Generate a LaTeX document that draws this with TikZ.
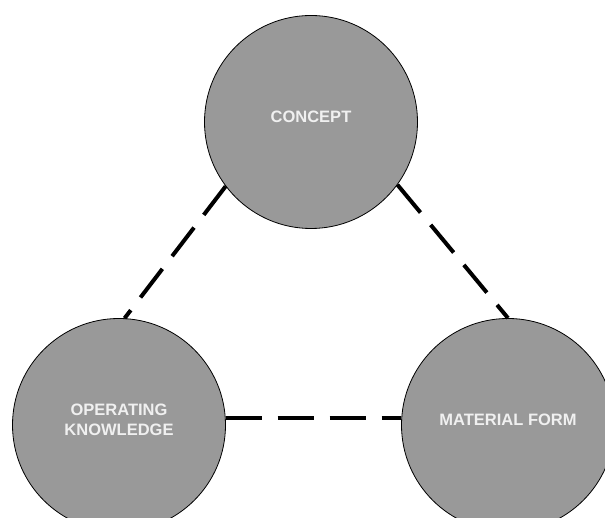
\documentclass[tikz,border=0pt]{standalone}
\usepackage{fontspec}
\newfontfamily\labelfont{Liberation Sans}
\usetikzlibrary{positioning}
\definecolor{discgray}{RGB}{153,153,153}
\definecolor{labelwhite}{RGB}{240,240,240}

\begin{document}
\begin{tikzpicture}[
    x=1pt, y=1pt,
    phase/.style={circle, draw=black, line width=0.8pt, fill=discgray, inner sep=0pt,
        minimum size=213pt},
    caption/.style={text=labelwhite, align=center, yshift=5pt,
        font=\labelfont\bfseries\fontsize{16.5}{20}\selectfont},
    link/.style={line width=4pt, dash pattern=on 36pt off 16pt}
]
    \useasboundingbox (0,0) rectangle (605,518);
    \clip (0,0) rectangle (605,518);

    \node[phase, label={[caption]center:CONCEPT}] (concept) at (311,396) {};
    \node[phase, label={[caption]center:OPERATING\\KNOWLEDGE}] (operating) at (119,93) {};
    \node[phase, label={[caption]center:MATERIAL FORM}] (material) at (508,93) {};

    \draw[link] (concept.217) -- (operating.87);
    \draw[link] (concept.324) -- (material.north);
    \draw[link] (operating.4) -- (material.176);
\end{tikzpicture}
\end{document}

----------

• _Required task_
Exactly as written, return every line of the listing, but not the pictures.

• _Full answer_
Generate a LaTeX document that draws this with TikZ.
\documentclass[tikz,border=0pt]{standalone}
\usepackage{fontspec}
\newfontfamily\labelfont{Liberation Sans}
\usetikzlibrary{positioning}
\definecolor{discgray}{RGB}{153,153,153}
\definecolor{labelwhite}{RGB}{240,240,240}

\begin{document}
\begin{tikzpicture}[
    x=1pt, y=1pt,
    phase/.style={circle, draw=black, line width=0.8pt, fill=discgray, inner sep=0pt,
        minimum size=213pt},
    caption/.style={text=labelwhite, align=center, yshift=5pt,
        font=\labelfont\bfseries\fontsize{16.5}{20}\selectfont},
    link/.style={line width=4pt, dash pattern=on 36pt off 16pt}
]
    \useasboundingbox (0,0) rectangle (605,518);
    \clip (0,0) rectangle (605,518);

    \node[phase, label={[caption]center:CONCEPT}] (concept) at (311,396) {};
    \node[phase, label={[caption]center:OPERATING\\KNOWLEDGE}] (operating) at (119,93) {};
    \node[phase, label={[caption]center:MATERIAL FORM}] (material) at (508,93) {};

    \draw[link] (concept.217) -- (operating.87);
    \draw[link] (concept.324) -- (material.north);
    \draw[link] (operating.4) -- (material.176);
\end{tikzpicture}
\end{document}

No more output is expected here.